→ **WHAT THE TASK ASKS**: Write out all the lines again, precisely as they stand, but without the images.
------------------------------
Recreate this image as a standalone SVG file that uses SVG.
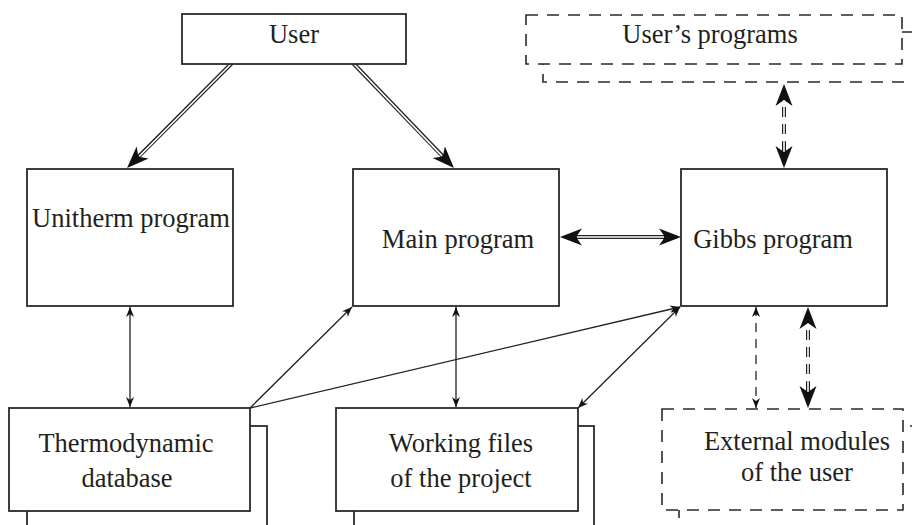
<svg xmlns="http://www.w3.org/2000/svg" width="912" height="525" viewBox="0 0 912 525">
<defs>
<style>
.box{fill:#fff;stroke:#2a2a2a;stroke-width:1.8}
.dbox{fill:#fff;stroke:#2a2a2a;stroke-width:1.6;stroke-dasharray:12 9}
.t{font-family:"Liberation Serif","Times New Roman",serif;font-size:26.5px;fill:#231f20;text-anchor:middle}
.thin{stroke:#222;stroke-width:1.3;fill:none}
.thind{stroke:#222;stroke-width:1.3;fill:none;stroke-dasharray:9 7}
.dblk{stroke:#222;stroke-width:4;fill:none}
.dblkd{stroke:#222;stroke-width:4;fill:none;stroke-dasharray:10 7}
.dwht{stroke:#fff;stroke-width:1.6;fill:none}
</style>
<marker id="big" markerUnits="userSpaceOnUse" markerWidth="24" markerHeight="20" viewBox="0 -10 24 20" refX="16" refY="0" orient="auto-start-reverse">
<path d="M0,-8.5 L22,0 L0,8.5 L6,0 z" fill="#111"/>
</marker>
<marker id="sm" markerUnits="userSpaceOnUse" markerWidth="12" markerHeight="10" viewBox="0 -5 12 10" refX="10" refY="0" orient="auto-start-reverse">
<path d="M0,-4 L10,0 L0,4 L3,0 z" fill="#111"/>
</marker>
</defs>
<rect width="912" height="525" fill="#fff"/>

<g id="connectors">
<!-- User -> Unitherm -->
<line class="dblk" x1="233" y1="62" x2="131.3" y2="163.8" marker-end="url(#big)"/>
<line class="dwht" x1="233" y1="62" x2="139.3" y2="156.2"/>
<!-- User -> Main -->
<line class="dblk" x1="352" y1="62" x2="449.8" y2="163.7" marker-end="url(#big)"/>
<line class="dwht" x1="352" y1="62" x2="442" y2="155.9"/>
<!-- Main <-> Gibbs -->
<line class="dblk" x1="566" y1="237" x2="675" y2="237" marker-start="url(#big)" marker-end="url(#big)"/>
<line class="dwht" x1="577" y1="237" x2="664" y2="237"/>
<!-- User's programs <-> Gibbs -->
<line class="dblkd" x1="784" y1="90" x2="784" y2="162" marker-start="url(#big)" marker-end="url(#big)"/>
<line class="dwht" x1="784" y1="100" x2="784" y2="151"/>
<!-- Gibbs <-> External (double dashed) -->
<line class="dblkd" x1="808" y1="313" x2="808" y2="402" marker-start="url(#big)" marker-end="url(#big)"/>
<line class="dwht" x1="808" y1="324" x2="808" y2="391"/>
<!-- Gibbs <-> External (single dashed) -->
<line class="thind" x1="756" y1="307" x2="756" y2="408" marker-start="url(#sm)" marker-end="url(#sm)"/>
<!-- Unitherm <-> Thermodynamic -->
<line class="thin" x1="130" y1="307" x2="130" y2="407" marker-start="url(#sm)" marker-end="url(#sm)"/>
<!-- Main <-> Working files -->
<line class="thin" x1="456" y1="307" x2="456" y2="407" marker-start="url(#sm)" marker-end="url(#sm)"/>
<!-- Thermodynamic -> Main -->
<line class="thin" x1="250" y1="408" x2="352" y2="307" marker-end="url(#sm)"/>
<!-- Thermodynamic -> Gibbs -->
<line class="thin" x1="250" y1="408" x2="680" y2="307" marker-end="url(#sm)"/>
<!-- Gibbs <-> Working files -->
<line class="thin" x1="680" y1="307" x2="578" y2="408" marker-start="url(#sm)" marker-end="url(#sm)"/>
</g>

<g id="user">
<rect class="box" x="182" y="14" width="224" height="50"/>
<text class="t" x="294" y="43">User</text>
</g>

<g id="users-programs">
<rect class="dbox" x="543" y="32" width="376" height="50"/>
<rect class="dbox" x="526" y="15" width="376" height="49"/>
<text class="t" x="710" y="43">User’s programs</text>
</g>

<g id="unitherm">
<rect class="box" x="27" y="169" width="206" height="137"/>
<text class="t" x="131" y="227">Unitherm program</text>
</g>

<g id="main">
<rect class="box" x="353" y="169" width="206" height="137"/>
<text class="t" x="458" y="248">Main program</text>
</g>

<g id="gibbs">
<rect class="box" x="681" y="169" width="206" height="137"/>
<text class="t" x="773" y="248">Gibbs program</text>
</g>

<g id="thermo">
<rect class="box" x="27" y="426" width="240" height="120"/>
<rect class="box" x="9" y="408" width="241" height="103"/>
<text class="t" x="126" y="452">Thermodynamic</text>
<text class="t" x="127" y="487">database</text>
</g>

<g id="working">
<rect class="box" x="354" y="426" width="240" height="120"/>
<rect class="box" x="336" y="408" width="242" height="103"/>
<text class="t" x="461" y="452">Working files</text>
<text class="t" x="461" y="487">of the project</text>
</g>

<g id="external">
<rect class="dbox" x="679" y="426" width="241" height="120"/>
<rect class="dbox" x="662" y="409" width="241" height="101"/>
<text class="t" x="797" y="450">External modules</text>
<text class="t" x="797" y="481">of the user</text>
</g>
</svg>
------------------------------
→ **SOLUTION FOR THIS TASK**:
Recreate this image as a standalone SVG file that uses SVG.
<svg xmlns="http://www.w3.org/2000/svg" width="912" height="525" viewBox="0 0 912 525">
<defs>
<style>
.box{fill:#fff;stroke:#2a2a2a;stroke-width:1.8}
.dbox{fill:#fff;stroke:#2a2a2a;stroke-width:1.6;stroke-dasharray:12 9}
.t{font-family:"Liberation Serif","Times New Roman",serif;font-size:26.5px;fill:#231f20;text-anchor:middle}
.thin{stroke:#222;stroke-width:1.3;fill:none}
.thind{stroke:#222;stroke-width:1.3;fill:none;stroke-dasharray:9 7}
.dblk{stroke:#222;stroke-width:4;fill:none}
.dblkd{stroke:#222;stroke-width:4;fill:none;stroke-dasharray:10 7}
.dwht{stroke:#fff;stroke-width:1.6;fill:none}
</style>
<marker id="big" markerUnits="userSpaceOnUse" markerWidth="24" markerHeight="20" viewBox="0 -10 24 20" refX="16" refY="0" orient="auto-start-reverse">
<path d="M0,-8.5 L22,0 L0,8.5 L6,0 z" fill="#111"/>
</marker>
<marker id="sm" markerUnits="userSpaceOnUse" markerWidth="12" markerHeight="10" viewBox="0 -5 12 10" refX="10" refY="0" orient="auto-start-reverse">
<path d="M0,-4 L10,0 L0,4 L3,0 z" fill="#111"/>
</marker>
</defs>
<rect width="912" height="525" fill="#fff"/>

<g id="connectors">
<!-- User -> Unitherm -->
<line class="dblk" x1="233" y1="62" x2="131.3" y2="163.8" marker-end="url(#big)"/>
<line class="dwht" x1="233" y1="62" x2="139.3" y2="156.2"/>
<!-- User -> Main -->
<line class="dblk" x1="352" y1="62" x2="449.8" y2="163.7" marker-end="url(#big)"/>
<line class="dwht" x1="352" y1="62" x2="442" y2="155.9"/>
<!-- Main <-> Gibbs -->
<line class="dblk" x1="566" y1="237" x2="675" y2="237" marker-start="url(#big)" marker-end="url(#big)"/>
<line class="dwht" x1="577" y1="237" x2="664" y2="237"/>
<!-- User's programs <-> Gibbs -->
<line class="dblkd" x1="784" y1="90" x2="784" y2="162" marker-start="url(#big)" marker-end="url(#big)"/>
<line class="dwht" x1="784" y1="100" x2="784" y2="151"/>
<!-- Gibbs <-> External (double dashed) -->
<line class="dblkd" x1="808" y1="313" x2="808" y2="402" marker-start="url(#big)" marker-end="url(#big)"/>
<line class="dwht" x1="808" y1="324" x2="808" y2="391"/>
<!-- Gibbs <-> External (single dashed) -->
<line class="thind" x1="756" y1="307" x2="756" y2="408" marker-start="url(#sm)" marker-end="url(#sm)"/>
<!-- Unitherm <-> Thermodynamic -->
<line class="thin" x1="130" y1="307" x2="130" y2="407" marker-start="url(#sm)" marker-end="url(#sm)"/>
<!-- Main <-> Working files -->
<line class="thin" x1="456" y1="307" x2="456" y2="407" marker-start="url(#sm)" marker-end="url(#sm)"/>
<!-- Thermodynamic -> Main -->
<line class="thin" x1="250" y1="408" x2="352" y2="307" marker-end="url(#sm)"/>
<!-- Thermodynamic -> Gibbs -->
<line class="thin" x1="250" y1="408" x2="680" y2="307" marker-end="url(#sm)"/>
<!-- Gibbs <-> Working files -->
<line class="thin" x1="680" y1="307" x2="578" y2="408" marker-start="url(#sm)" marker-end="url(#sm)"/>
</g>

<g id="user">
<rect class="box" x="182" y="14" width="224" height="50"/>
<text class="t" x="294" y="43">User</text>
</g>

<g id="users-programs">
<rect class="dbox" x="543" y="32" width="376" height="50"/>
<rect class="dbox" x="526" y="15" width="376" height="49"/>
<text class="t" x="710" y="43">User’s programs</text>
</g>

<g id="unitherm">
<rect class="box" x="27" y="169" width="206" height="137"/>
<text class="t" x="131" y="227">Unitherm program</text>
</g>

<g id="main">
<rect class="box" x="353" y="169" width="206" height="137"/>
<text class="t" x="458" y="248">Main program</text>
</g>

<g id="gibbs">
<rect class="box" x="681" y="169" width="206" height="137"/>
<text class="t" x="773" y="248">Gibbs program</text>
</g>

<g id="thermo">
<rect class="box" x="27" y="426" width="240" height="120"/>
<rect class="box" x="9" y="408" width="241" height="103"/>
<text class="t" x="126" y="452">Thermodynamic</text>
<text class="t" x="127" y="487">database</text>
</g>

<g id="working">
<rect class="box" x="354" y="426" width="240" height="120"/>
<rect class="box" x="336" y="408" width="242" height="103"/>
<text class="t" x="461" y="452">Working files</text>
<text class="t" x="461" y="487">of the project</text>
</g>

<g id="external">
<rect class="dbox" x="679" y="426" width="241" height="120"/>
<rect class="dbox" x="662" y="409" width="241" height="101"/>
<text class="t" x="797" y="450">External modules</text>
<text class="t" x="797" y="481">of the user</text>
</g>
</svg>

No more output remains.